▽
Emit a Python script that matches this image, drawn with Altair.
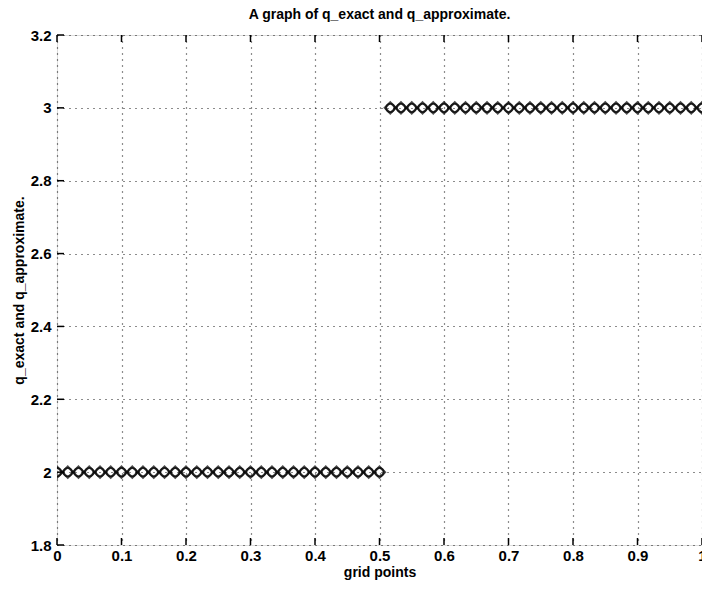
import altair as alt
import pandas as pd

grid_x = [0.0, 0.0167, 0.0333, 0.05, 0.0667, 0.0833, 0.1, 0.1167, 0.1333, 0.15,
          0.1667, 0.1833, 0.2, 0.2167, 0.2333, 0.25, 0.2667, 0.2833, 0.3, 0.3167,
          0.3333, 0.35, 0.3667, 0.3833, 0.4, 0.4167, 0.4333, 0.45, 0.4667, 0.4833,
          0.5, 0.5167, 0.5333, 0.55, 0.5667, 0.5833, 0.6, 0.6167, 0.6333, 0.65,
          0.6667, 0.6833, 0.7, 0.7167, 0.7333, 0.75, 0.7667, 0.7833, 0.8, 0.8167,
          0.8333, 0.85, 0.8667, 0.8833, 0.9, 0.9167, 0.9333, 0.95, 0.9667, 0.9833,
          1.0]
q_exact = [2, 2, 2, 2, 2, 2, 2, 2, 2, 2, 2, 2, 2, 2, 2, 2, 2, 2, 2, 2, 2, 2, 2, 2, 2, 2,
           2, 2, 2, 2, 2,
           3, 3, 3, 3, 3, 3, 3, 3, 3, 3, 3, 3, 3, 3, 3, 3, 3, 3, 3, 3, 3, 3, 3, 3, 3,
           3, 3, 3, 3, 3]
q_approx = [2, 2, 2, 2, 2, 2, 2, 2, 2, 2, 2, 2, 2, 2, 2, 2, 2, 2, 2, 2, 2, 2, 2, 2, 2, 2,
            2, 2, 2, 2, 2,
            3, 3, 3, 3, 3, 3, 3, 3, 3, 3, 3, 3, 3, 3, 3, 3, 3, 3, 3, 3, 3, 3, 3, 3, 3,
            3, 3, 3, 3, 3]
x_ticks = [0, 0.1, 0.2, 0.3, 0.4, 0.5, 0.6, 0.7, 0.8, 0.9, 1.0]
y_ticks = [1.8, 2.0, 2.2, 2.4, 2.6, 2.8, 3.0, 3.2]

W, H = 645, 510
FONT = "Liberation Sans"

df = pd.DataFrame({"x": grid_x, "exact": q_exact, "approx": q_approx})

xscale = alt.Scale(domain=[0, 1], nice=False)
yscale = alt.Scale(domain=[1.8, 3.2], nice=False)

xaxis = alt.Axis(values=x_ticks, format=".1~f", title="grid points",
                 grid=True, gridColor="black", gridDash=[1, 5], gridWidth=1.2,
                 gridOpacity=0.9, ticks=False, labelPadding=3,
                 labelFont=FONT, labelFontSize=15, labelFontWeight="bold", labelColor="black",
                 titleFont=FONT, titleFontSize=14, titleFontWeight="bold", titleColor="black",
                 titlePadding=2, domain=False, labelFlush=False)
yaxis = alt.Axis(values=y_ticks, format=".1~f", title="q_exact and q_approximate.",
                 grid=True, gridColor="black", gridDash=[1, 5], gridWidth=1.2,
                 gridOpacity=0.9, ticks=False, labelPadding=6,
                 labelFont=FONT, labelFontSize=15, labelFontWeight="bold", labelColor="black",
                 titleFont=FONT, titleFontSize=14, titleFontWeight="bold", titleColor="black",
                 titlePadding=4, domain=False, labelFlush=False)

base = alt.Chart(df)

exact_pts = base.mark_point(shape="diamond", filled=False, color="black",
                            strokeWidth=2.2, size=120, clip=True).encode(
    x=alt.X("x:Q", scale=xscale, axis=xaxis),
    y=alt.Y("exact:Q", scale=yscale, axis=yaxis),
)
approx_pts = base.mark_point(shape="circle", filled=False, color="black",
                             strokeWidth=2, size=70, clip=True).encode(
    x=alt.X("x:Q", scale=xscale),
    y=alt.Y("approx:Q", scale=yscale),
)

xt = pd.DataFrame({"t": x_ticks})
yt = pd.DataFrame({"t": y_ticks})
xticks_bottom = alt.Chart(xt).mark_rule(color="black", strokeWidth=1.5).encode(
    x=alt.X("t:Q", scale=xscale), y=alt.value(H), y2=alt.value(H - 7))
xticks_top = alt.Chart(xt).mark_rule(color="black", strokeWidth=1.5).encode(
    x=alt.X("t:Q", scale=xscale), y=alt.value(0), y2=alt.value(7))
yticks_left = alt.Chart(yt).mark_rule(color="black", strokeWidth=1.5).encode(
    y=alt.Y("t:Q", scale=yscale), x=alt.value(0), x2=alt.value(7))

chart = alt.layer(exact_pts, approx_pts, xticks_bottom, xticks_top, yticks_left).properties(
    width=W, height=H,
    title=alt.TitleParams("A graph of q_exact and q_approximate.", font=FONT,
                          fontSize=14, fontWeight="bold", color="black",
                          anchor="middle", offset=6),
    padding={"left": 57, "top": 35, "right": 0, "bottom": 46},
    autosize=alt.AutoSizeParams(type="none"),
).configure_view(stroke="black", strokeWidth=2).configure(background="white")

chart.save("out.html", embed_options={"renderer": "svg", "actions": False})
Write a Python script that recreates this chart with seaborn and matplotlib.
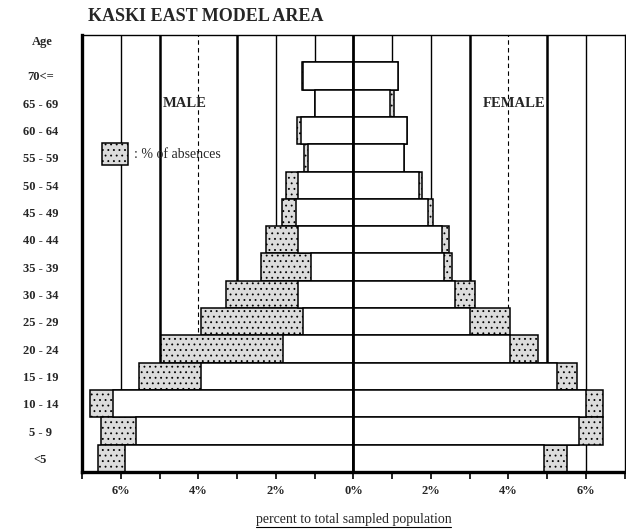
△
• _Short task_
Gather all lines with the string "that" from the data.

• _Finished answer_
Emit a Python script that matches this image, drawn with Altair.
Write a Python script that recreates this chart with seaborn and matplotlib.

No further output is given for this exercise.